There are many valid reasons for calling for a deepening of democracy in South Africa, despite the fact that it has regular free elections and constitutional mechanisms designed to promote public participation in lawmaking.
The major flaw in its system of government is often said to be the manner in which the electoral system – uninhibited open list proportional representation – has shaped its party system.
The usual complaint is that individual members of parliament or provincial legislatures are accountable to party bosses, rather than to the electors. Accordingly, there are often demands that the electoral system should be reformed via the introduction of constituencies. In that way, public representatives would need to be sensitive to the concerns of constituents, as well as to the demands of those above them in the party hierarchy.
But the call for electoral reform has constantly stalled, largely because list system proportional representation has guaranteed the ANC – which has governed the country since 1994 – majorities at national and most provincial levels. Thus, it is not in the party’s interests to change the system.
One danger of this is that there may be a populist call for the introduction of referenda. For instance, if down the road, the Constitutional Court was to rule that any proposed amendment to the constitution regarding the expropriation of land without compensation was unconstitutional, there might be a demand that the issue be put directly to the people. And, there are many within the governing ANC who might agree.
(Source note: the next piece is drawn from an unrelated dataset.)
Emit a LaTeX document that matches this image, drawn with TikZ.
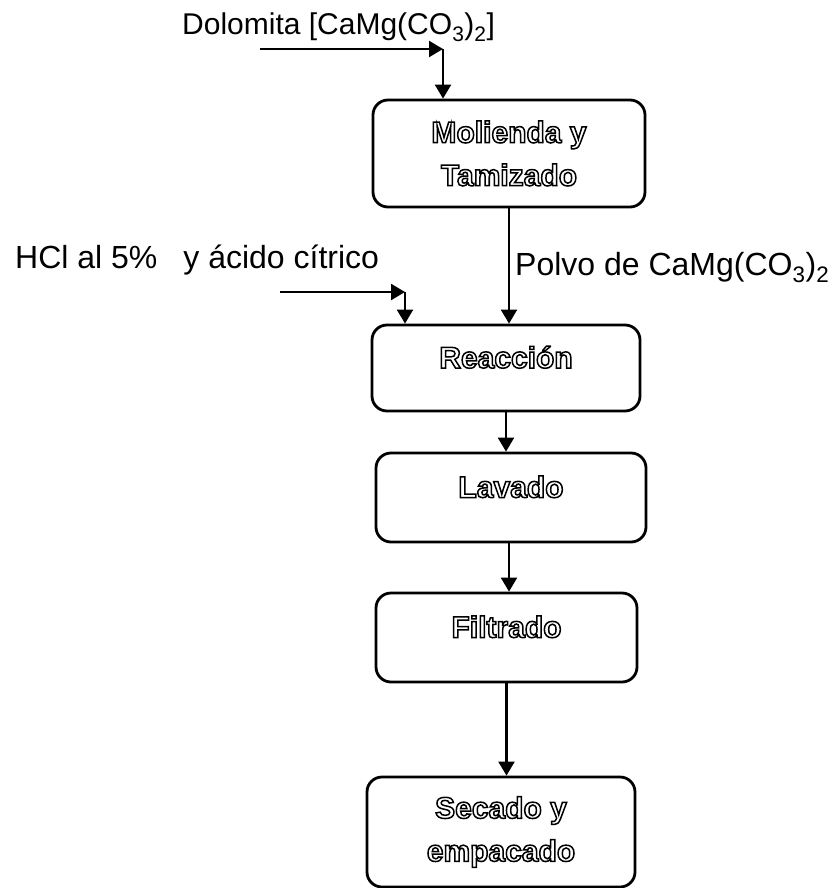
\documentclass[tikz,border=0pt]{standalone}
\usepackage{fontspec}
\setmainfont{Liberation Sans}
\usetikzlibrary{arrows.meta,positioning}

% hollow (stroked) letters for the box texts
\newcommand{\hollow}[1]{\special{pdf:code 1 Tr 1.5 w}#1\special{pdf:code 0 Tr}}

\begin{document}
\begin{tikzpicture}[x=1pt,y=-1pt,
	proc/.style={draw, line width=2.8pt, rounded corners=15pt, align=center, inner sep=0pt},
	oneline/.style={font=\fontsize{30}{36}\selectfont\bfseries, text height=22pt, text depth=22pt},
	twoline/.style={font=\fontsize{30}{43}\selectfont\bfseries},
	flow/.style={line width=2.2pt, -{Triangle[width=16pt,length=14pt]}},
	lbl/.style={font=\fontsize{32}{36}\selectfont, inner sep=0pt, anchor=base west}]

				\useasboundingbox (0,0) rectangle (832,888);

				% Process boxes
				\node[proc, twoline, minimum width=272pt, minimum height=107pt] (mol) at (509,153.5) {\hollow{Molienda y}\\\hollow{Tamizado}};
				\node[proc, oneline, minimum width=268pt, minimum height=86pt] (reac) at (506,368) {\hollow{Reacción}};
				\node[proc, oneline, minimum width=270pt, minimum height=89pt] (lav) at (511,497.5) {\hollow{Lavado}};
				\node[proc, oneline, minimum width=261pt, minimum height=89pt] (fil) at (506.5,637.5) {\hollow{Filtrado}};
				\node[proc, twoline, minimum width=268pt, minimum height=110pt] (sec) at (501,832) {\hollow{Secado y}\\\hollow{empacado}};

				% Inputs
				\node[lbl, font=\fontsize{30}{34}\selectfont] (dol) at (182,35) {Dolomita [CaMg(CO\textsubscript{3})\textsubscript{2}]};
				\node[lbl] (hcl) at (15,268) {HCl al 5\%\hspace{26pt}y ácido cítrico};
				\node[lbl] (polvo) at (515,275) {Polvo de CaMg(CO\textsubscript{3})\textsubscript{2}};

				\coordinate (dolin) at (260,49);
				\coordinate (dolturn) at (443,49);
				\coordinate (hclin) at (280,292);
				\coordinate (hclturn) at (405,292);

				% Feed arrows
				\draw[flow] (dolin) -- (dolturn);
				\draw[flow] (dolturn) -- (dolturn |- mol.north);
				\draw[flow] (hclin) -- (hclturn);
				\draw[flow] (hclturn) -- (hclturn |- reac.north);

				% Main line
				\draw[flow] (mol.south) -- (mol.south |- reac.north);
				\draw[flow] (reac.south) -- (reac.south |- lav.north);
				\draw[flow] ([xshift=-2pt]lav.south) -- ([xshift=-2pt]lav.south |- fil.north);
				\draw[flow] (fil.south) -- (fil.south |- sec.north);

\end{tikzpicture}
\end{document}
Superficially, the idea might have its attractions. Why should the Constitutional Court be entitled to frustrate the popular will? The answer is that, although referenda may have their place in the toolbox of democracy, (as in California, where referenda concerning a variety of matters are regularly put to voters at elections), they can be easily misused (as was proved emphatically by fascist dictators in Europe in the 1930s). However, we need to look no further than Brexit for an example of where a referendum has been arrogantly and thoughtlessly entered into with alarming consequences.
Brexit: a referendum for all the wrong reasons
Britain has got into the Brexit mess because of a longstanding division about membership of the European Union (EU) within the ruling Conservative Party. Then Prime Minister David Cameron made the fateful decision in 2016 to hold a national referendum on continuing membership of the EU, on the presumption that a “Yes” vote would win, and that this would silence his right wing for a generation.
His plan went terribly wrong. For a host of reasons, the electorate chose to give the political establishment a bloody nose by voting “No”, albeit narrowly: some 52% of those who voted, voted to leave the EU, 48% to stay.
Humiliated, Cameron resigned: Theresa May took over as PM and committed to negotiating Britain’s exit. Fatefully, she held an election to strengthen her hand, but lost her majority in parliament. After two years, the chickens are coming home to roost.
It’s not inconceivable that she will be able to edge the deal she has negotiated for Britain to leave the EU through parliament. However, most observers reckon that parliament will reject it, as it pleases neither the majority of “leavers” nor “remainers”. In which case, Britain is approaching a constitutional crisis.
One way out of the crisis, apparently gaining momentum, is for parliament to vote for the holding of another referendum. The justification put forward is that now the British people have had two years to gain a greater understanding of the consequences of leaving the EU, and that realistic options (no deal, May’s deal, further negotiation or stay within the EU) are now on the table, they should be entitled to decide.
However, if parliament opts for another referendum, it will have to do so over May’s head. She routinely calls the 2016 referendum
the greatest exercise in democracy in British history.
She insists that the referundum’s result must be honoured – despite the fact that domestically and internationally there is widespread opinion and evidence that Britain’s decision to leave the EU has turned out to be a terrible mistake.
Lessons for South Africa
There are four lessons South Africans can learn from the Brexit fiasco.
One, resort to referenda on highly contentious issues is as likely to deepen political polarisation as to resolve it.
Two, if referenda are to become part of a country’s democratic machinery, it is vital that their constitutional status is established prior to their use. In Britain, the constitutional status of referenda has never been established.
Britain calls itself a parliamentary democracy. But resort to referenda implies that popular sovereignty must trump parliamentary democracy. However, because Britain does not have a written constitution, it does not have a Constitutional Court to resolve the matter.
Three, it is vital to establish the rules for the game before referenda are used. In Britain, successive governments have failed to establish what sort of issues may be put to a referendum. Likewise, there has been a failure to consider whether referenda results should be determined by absolute majorities or requisite majorities. Should fundamental constitutional changes be effected with the support of just 50.1% of those who vote for them?
Fourth, should the results of referenda be considered final? What happens if it appears that voters want to change their minds? Would a repeat referendum be a negation (the overturning of a democratic result) or a reassertion of democracy (a going back to the people)?
All this implies that referenda should not be lightly entered to without careful consideration. South African are often frustrated by their politicians and might like to overrule them. Indeed, there is probably a popular majority for such issues as bringing back capital punishment, despite the Constitutional Court having ruled the latter unconstitutional .
Referenda could have their place under South Africa’s constitution, but only if they deepen constitutional democracy, and don’t undermine it.